The best solution, however, is to replace the seat. In doing so, there are few important decisions to be made. If you have a designer toilet all you need to do is tell the counter person at the plumbing store the brand and model of the toilet. Others need only concern themselves with whether their toilet bowl is round or elongated (oval or oblong), and what color is needed for a perfect match. Better seats are made from molded plastic as opposed to lesser quality vinyl or plastic covered wood. The solid plastic ones will cost a bit more, but will last much longer. Also, we think that the plastic bolts are best. Unlike seats that are attached with metal bolts, plastic ones never rust and are always easy to remove. In some cases, the bolts that hold an old toilet seat have to be removed with a hacksaw. The time to think about this problem is when purchasing the toilet originally or when purchasing a replacement.
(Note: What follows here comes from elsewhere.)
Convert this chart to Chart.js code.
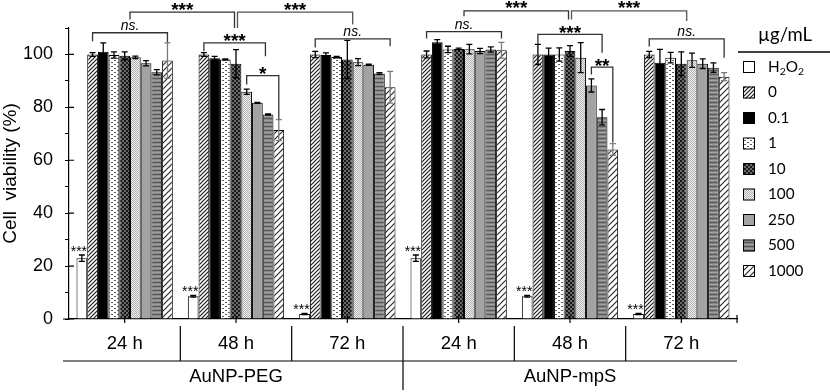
<!DOCTYPE html>
<html><head><meta charset="utf-8">
<script src="https://cdn.jsdelivr.net/npm/chart.js@4"></script>
<style>html,body{margin:0;padding:0;background:#fff}</style>
</head><body>
<canvas id="c" width="830" height="392"></canvas>
<script>
// ---- data ----
const groups = ['24 h','48 h','72 h','24 h','48 h','72 h'];
const materials = ['AuNP-PEG','AuNP-mpS'];
const legendTitle = 'µg/mL';
const seriesLabels = ['H2O2','0','0.1','1','10','100','250','500','1000'];
const vH2O2 = [23.0, 8.6, 1.9, 23.0, 8.6, 1.9];
const eH2O2 = [1.2, 0.3, 0.2, 1.2, 0.3, 0.2];
const v0    = [100.0, 100.0, 100.0, 100.0, 100.0, 100.0];
const e0    = [0.7, 0.7, 1.2, 1.3, 3.8, 1.2];
const v01   = [101.0, 98.6, 99.8, 104.6, 100.0, 96.9];
const e01   = [3.4, 0.7, 0.8, 1.0, 2.4, 5.0];
const v1    = [99.8, 98.1, 99.0, 101.9, 100.0, 98.8];
const e1    = [1.2, 0.2, 0.3, 1.2, 2.5, 2.0];
const v10   = [99.5, 96.5, 98.1, 102.1, 101.3, 96.5];
const e10   = [1.5, 5.3, 7.2, 0.3, 2.0, 4.5];
const v100  = [98.9, 85.9, 97.1, 102.0, 98.8, 97.8];
const e100  = [0.5, 1.0, 1.3, 1.8, 5.7, 2.7];
const v250  = [96.7, 81.7, 96.1, 101.3, 88.3, 96.5];
const e250  = [1.0, 0.2, 0.2, 1.0, 2.5, 1.8];
const v500  = [93.3, 77.3, 92.8, 101.9, 76.3, 95.0];
const e500  = [1.0, 0.2, 0.3, 1.0, 2.9, 1.8];
const v1000 = [97.7, 71.4, 87.6, 101.6, 64.1, 91.6];
const e1000 = [6.7, 4.0, 6.0, 3.0, 2.2, 1.5];
const values = [vH2O2, v0, v01, v1, v10, v100, v250, v500, v1000];
const errors = [eH2O2, e0, e01, e1, e10, e100, e250, e500, e1000];
// significance brackets within a group: [category, fromSeries, toSeries, lineValue, leftEndValue, rightEndValue, text]
const groupBrackets = [
  [0, 1, 8, 108.2, 105.0, 104.6, 'ns.'],
  [1, 1, 6.75, 104.4, 101.2, 99.3, '***'],
  [1, 5, 8, 92.0, 88.6, 75.5, '*'],
  [2, 1, 8, 105.9, 102.6, 103.1, 'ns.'],
  [3, 1, 8, 108.6, 106.0, 106.0, 'ns.'],
  [4, 1, 7, 107.6, 103.8, 100.6, '***'],
  [4, 6, 8, 95.2, 92.4, 66.7, '**'],
  [5, 1, 8, 105.9, 103.0, 98.8, 'ns.']
];
// brackets across groups: [catFrom, seriesFrom, catTo, seriesTo, lineValue, leftEndValue, rightEndValue, text]
const crossBrackets = [
  [0, 4.5, 1, 4, 116.0, 113.2, 110.0, '***'],
  [1, 4, 2, 4.5, 116.0, 110.0, 111.3, '***'],
  [3, 4.5, 4, 4, 116.5, 114.4, 113.2, '***'],
  [4, 4, 5, 4.5, 116.5, 113.2, 112.6, '***']
];
const h2o2Marks = ['***','***','***','***','***','***'];

// ---- patterns ----
const canvas = document.getElementById('c');
const mctx = canvas.getContext('2d');
function pat(w, h, bg, draw) {
  const c = document.createElement('canvas'); c.width = w; c.height = h;
  const g = c.getContext('2d'); g.fillStyle = bg; g.fillRect(0, 0, w, h);
  if (draw) draw(g);
  return mctx.createPattern(c, 'repeat');
}
const fills = [
  '#ffffff',
  pat(4, 4, '#ffffff', g => { g.strokeStyle = '#1a1a1a'; g.lineWidth = 1.2; g.beginPath();
      g.moveTo(-1, 5); g.lineTo(5, -1); g.moveTo(-1, 1); g.lineTo(1, -1); g.moveTo(3, 5); g.lineTo(5, 3); g.stroke(); }),
  '#000000',
  pat(6, 4, '#ffffff', g => { g.fillStyle = '#5a5a5a'; g.fillRect(0, 0, 2, 1); g.fillRect(3, 2, 2, 1); }),
  pat(4, 4, '#6a6a6a', g => { g.fillStyle = '#1a1a1a'; g.fillRect(0, 0, 2, 2); g.fillRect(2, 2, 2, 2); }),
  pat(2, 2, '#f2f2f2', g => { g.fillStyle = '#b0b0b0'; g.fillRect(0, 0, 1, 1); g.fillRect(1, 1, 1, 1); }),
  '#a3a3a3',
  pat(1, 4, '#858585', g => { g.fillStyle = '#5a5a5a'; g.fillRect(0, 2, 1, 1); g.fillStyle = '#a0a0a0'; g.fillRect(0, 0, 1, 1); }),
  pat(6, 6, '#ffffff', g => { g.strokeStyle = '#2a2a2a'; g.lineWidth = 1.2; g.beginPath();
      g.moveTo(-1, 7); g.lineTo(7, -1); g.moveTo(-1, 1); g.lineTo(1, -1); g.moveTo(5, 7); g.lineTo(7, 5); g.stroke(); })
];

// ---- helpers ----
function seriesX(chart, cat, s) {
  const i0 = Math.floor(s), f = s - i0;
  const a = chart.getDatasetMeta(i0).data[cat].x;
  if (f === 0) return a;
  const b = chart.getDatasetMeta(i0 + 1).data[cat].x;
  return a + f * (b - a);
}
function bracketText(ctx, text, x, lineY) {
  ctx.fillStyle = '#000';
  ctx.textAlign = 'center';
  ctx.textBaseline = 'alphabetic';
  if (text === 'ns.') {
    ctx.font = "italic 14px 'Liberation Sans', Arial, sans-serif";
    ctx.fillText(text, x, lineY - 3);
  } else {
    ctx.font = "bold 19px 'Liberation Sans', Arial, sans-serif";
    ctx.fillText(text, x, lineY + 4.5);
  }
}
function drawChem(ctx, text, x, y, size, family) {
  let cx = x, prevLetter = false, inSub = false;
  for (const ch of text) {
    const isDigit = ch >= '0' && ch <= '9';
    const sub = isDigit && (prevLetter || inSub);
    ctx.font = (sub ? size * 0.68 : size).toFixed(1) + 'px ' + family;
    ctx.fillText(ch, cx, sub ? y + size * 0.3 : y);
    cx += ctx.measureText(ch).width;
    prevLetter = /[A-Za-z]/.test(ch);
    inSub = sub;
  }
}
function fitSize(ctx, text, family, targetW) {
  ctx.font = '20px ' + family;
  return 20 * targetW / ctx.measureText(text).width;
}

const decor = {
  id: 'decor',
  afterDatasetsDraw(chart) {
    const ctx = chart.ctx, y = chart.scales.y;
    ctx.save();
    // error bars
    chart.data.datasets.forEach((ds, i) => {
      const meta = chart.getDatasetMeta(i);
      ctx.strokeStyle = i === 8 ? '#7a7a7a' : '#000';
      ctx.lineWidth = 1.3;
      meta.data.forEach((el, j) => {
        const v = ds.data[j], e = errors[i][j];
        const yt = y.getPixelForValue(v + e), yb = y.getPixelForValue(v - e);
        ctx.beginPath();
        ctx.moveTo(el.x, yt); ctx.lineTo(el.x, yb);
        ctx.moveTo(el.x - 3, yt); ctx.lineTo(el.x + 3, yt);
        ctx.moveTo(el.x - 3, yb); ctx.lineTo(el.x + 3, yb);
        ctx.stroke();
      });
    });
    // H2O2 significance marks
    const m0 = chart.getDatasetMeta(0);
    ctx.fillStyle = '#000';
    ctx.font = "14px 'Liberation Sans', Arial, sans-serif";
    ctx.textAlign = 'center'; ctx.textBaseline = 'alphabetic';
    m0.data.forEach((el, j) => {
      ctx.fillText(h2o2Marks[j], el.x - 3, y.getPixelForValue(values[0][j] + errors[0][j]) + 1);
    });
    ctx.restore();
  },
  afterDraw(chart) {
    const ctx = chart.ctx, ys = chart.scales.y, xs = chart.scales.x, ca = chart.chartArea;
    ctx.save();
    ctx.strokeStyle = '#333'; ctx.lineWidth = 1.3;
    groupBrackets.forEach(b => {
      const [cat, s0, s1, lv, l0, l1, txt] = b;
      const xa = seriesX(chart, cat, s0), xb = seriesX(chart, cat, s1);
      const yl = ys.getPixelForValue(lv);
      ctx.beginPath();
      ctx.moveTo(xa, ys.getPixelForValue(l0)); ctx.lineTo(xa, yl); ctx.lineTo(xb, yl); ctx.lineTo(xb, ys.getPixelForValue(l1));
      ctx.stroke();
      bracketText(ctx, txt, (xa + xb) / 2, yl);
    });
    crossBrackets.forEach((b, k) => {
      const [c0, s0, c1, s1, lv, l0, l1, txt] = b;
      let xa = seriesX(chart, c0, s0), xb = seriesX(chart, c1, s1);
      if (k % 2 === 0) xb -= 1.5; else xa += 1.5;
      const yl = ys.getPixelForValue(lv);
      ctx.strokeStyle = k % 2 === 0 ? '#333' : '#555';
      ctx.beginPath();
      ctx.moveTo(xa, ys.getPixelForValue(l0)); ctx.lineTo(xa, yl); ctx.lineTo(xb, yl); ctx.lineTo(xb, ys.getPixelForValue(l1));
      ctx.stroke();
      bracketText(ctx, txt, (xa + xb) / 2, yl - 1);
    });
    // x axis decorations
    ctx.strokeStyle = '#000'; ctx.lineWidth = 1.2;
    const w = (ca.right - ca.left) / groups.length;
    ctx.beginPath();
    ctx.moveTo(ca.left - 6, ca.bottom); ctx.lineTo(ca.left, ca.bottom);
    for (let i = 0; i < groups.length; i++) {
      const cx = xs.getPixelForValue(i);
      ctx.moveTo(cx, ca.bottom - 3); ctx.lineTo(cx, ca.bottom + 4);
    }
    ctx.moveTo(ca.right, ca.bottom - 4); ctx.lineTo(ca.right, ca.bottom + 4);
    const sepTop = ca.bottom + 7, lineY = ca.bottom + 42;
    for (let i = 1; i < groups.length; i++) {
      const bx = ca.left + w * i;
      ctx.moveTo(bx, sepTop); ctx.lineTo(bx, i === 3 ? chart.height - 2 : lineY);
    }
    ctx.moveTo(ca.left - 6, lineY); ctx.lineTo(ca.right, lineY);
    for (let v = 0; v <= 100; v += 20) {
      const py = ys.getPixelForValue(v);
      ctx.moveTo(ca.left, py); ctx.lineTo(ca.left + 5, py);
    }
    ctx.stroke();
    // legend
    const fam = "Lato, 'Open Sans', sans-serif";
    const titleSize = fitSize(ctx, legendTitle, fam, 54);
    const itemSize = fitSize(ctx, '1000', fam, 35.5);
    ctx.fillStyle = '#000';
    ctx.font = titleSize.toFixed(1) + 'px ' + fam; ctx.textAlign = 'center'; ctx.textBaseline = 'middle';
    ctx.fillText(legendTitle, 785, 35);
    ctx.lineWidth = 1.3;
    ctx.beginPath(); ctx.moveTo(738, 52); ctx.lineTo(830, 52); ctx.stroke();
    chart.data.datasets.forEach((ds, i) => {
      const cy = 67 + 25.5 * i;
      ctx.fillStyle = ds.backgroundColor;
      ctx.fillRect(743, cy - 6, 12, 12);
      ctx.strokeStyle = '#000'; ctx.lineWidth = 1;
      ctx.strokeRect(743.5, cy - 5.5, 11, 11);
      ctx.fillStyle = '#000'; ctx.textAlign = 'left'; ctx.textBaseline = 'middle';
      drawChem(ctx, ds.label, 768, cy, itemSize, fam);
    });
    ctx.restore();
  }
};

Chart.defaults.font.family = "'Liberation Sans', Arial, sans-serif";
Chart.defaults.color = '#000';

new Chart(canvas, {
  type: 'bar',
  data: {
    labels: groups,
    datasets: seriesLabels.map((l, i) => ({
      label: l, data: values[i], backgroundColor: fills[i],
      borderColor: '#000', borderWidth: 1
    }))
  },
  options: {
    responsive: false, animation: false, devicePixelRatio: 1,
    layout: { padding: { top: 28, right: 93, left: 0, bottom: 0 } },
    datasets: { bar: { categoryPercentage: 0.865, barPercentage: 1 } },
    plugins: { legend: { display: false }, tooltip: { enabled: false } },
    scales: {
      x: {
        type: 'category', offset: true,
        grid: { display: false, drawTicks: false },
        border: { display: true, color: '#000', width: 1.2 },
        ticks: { font: { size: 18.5 }, color: '#000', padding: 14, maxRotation: 0, autoSkip: false },
        afterFit(s) { s.height = 42; }
      },
      x2: {
        type: 'category', labels: materials, position: 'bottom', offset: true,
        grid: { display: false, drawTicks: false },
        border: { display: false },
        ticks: { font: { size: 18.5 }, color: '#000', padding: 5, maxRotation: 0, autoSkip: false },
        afterFit(s) { s.height = 31; }
      },
      y: {
        min: 0, max: 110,
        ticks: { stepSize: 10, autoSkip: false, callback: v => (v % 20 === 0 && v <= 100) ? String(v) : '',
                 font: { size: 18 }, color: '#000', padding: 12 },
        grid: { drawOnChartArea: false, color: '#000', tickColor: '#000', tickLength: 4 },
        border: { color: '#000', width: 1.2 },
        title: { display: true, text: 'Cell  viability (%)', font: { size: 19 }, color: '#000', padding: { top: -1, bottom: 0 } },
        afterFit(s) { s.width = 69; }
      }
    }
  },
  plugins: [decor]
});
</script>
</body></html>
If you are considering purchasing a new toilet, remember that white and almond are the two most common colors of replacement seats.
As simple as it sounds, finding your replacement toilet seat often is more difficult than its installation. On most seats the tops of the bolts that hold the seat in place are hidden beneath covers in protrusions at the back of the seat-hinge assembly. These covers can be pried open easily with a screwdriver. A close inspection will reveal small notches that are designed to accept the tip of a standard screwdriver blade. All you have to do is insert the blade and gently twist. The screw head within is usually quite large and will require the use of the largest screwdriver that you own. The nuts that hold these screws are located on the underside of the rim and sometimes are located in a recess. In cases such as this, it is wise to use a socket wrench when the nut and bolt are made of metal. This reduces the chance of damage that can result when the wrench being used doesn’t properly grip the nut, slips and cracks the bowl or tank. For plastic all that is needed is a pair of pliers when the connection is more than finger-tight.
Once the seat is removed, cleaning is in order. Build-up around the mounting holes should be scraped away and sanitized. Incidentally, a clean connection can be a stronger one.
The mounting bolts are quite small as compared to the holes through which they go. This allows quite a bit of adjustment latitude. Be careful not to place the seat too far to the rear of the holes. In this position the seat is very close to the tank and may not stay up when opened. If this occurs, loosen the nuts slightly, adjust the seat away from the tank and retighten them. Test to ensure that the seat will stay up.
There are many high-quality, form-fitted toilet seats available. These “body contoured” seats are more comfortable to sit on and are more streamlined. There is even a seat that flushes when it is closed.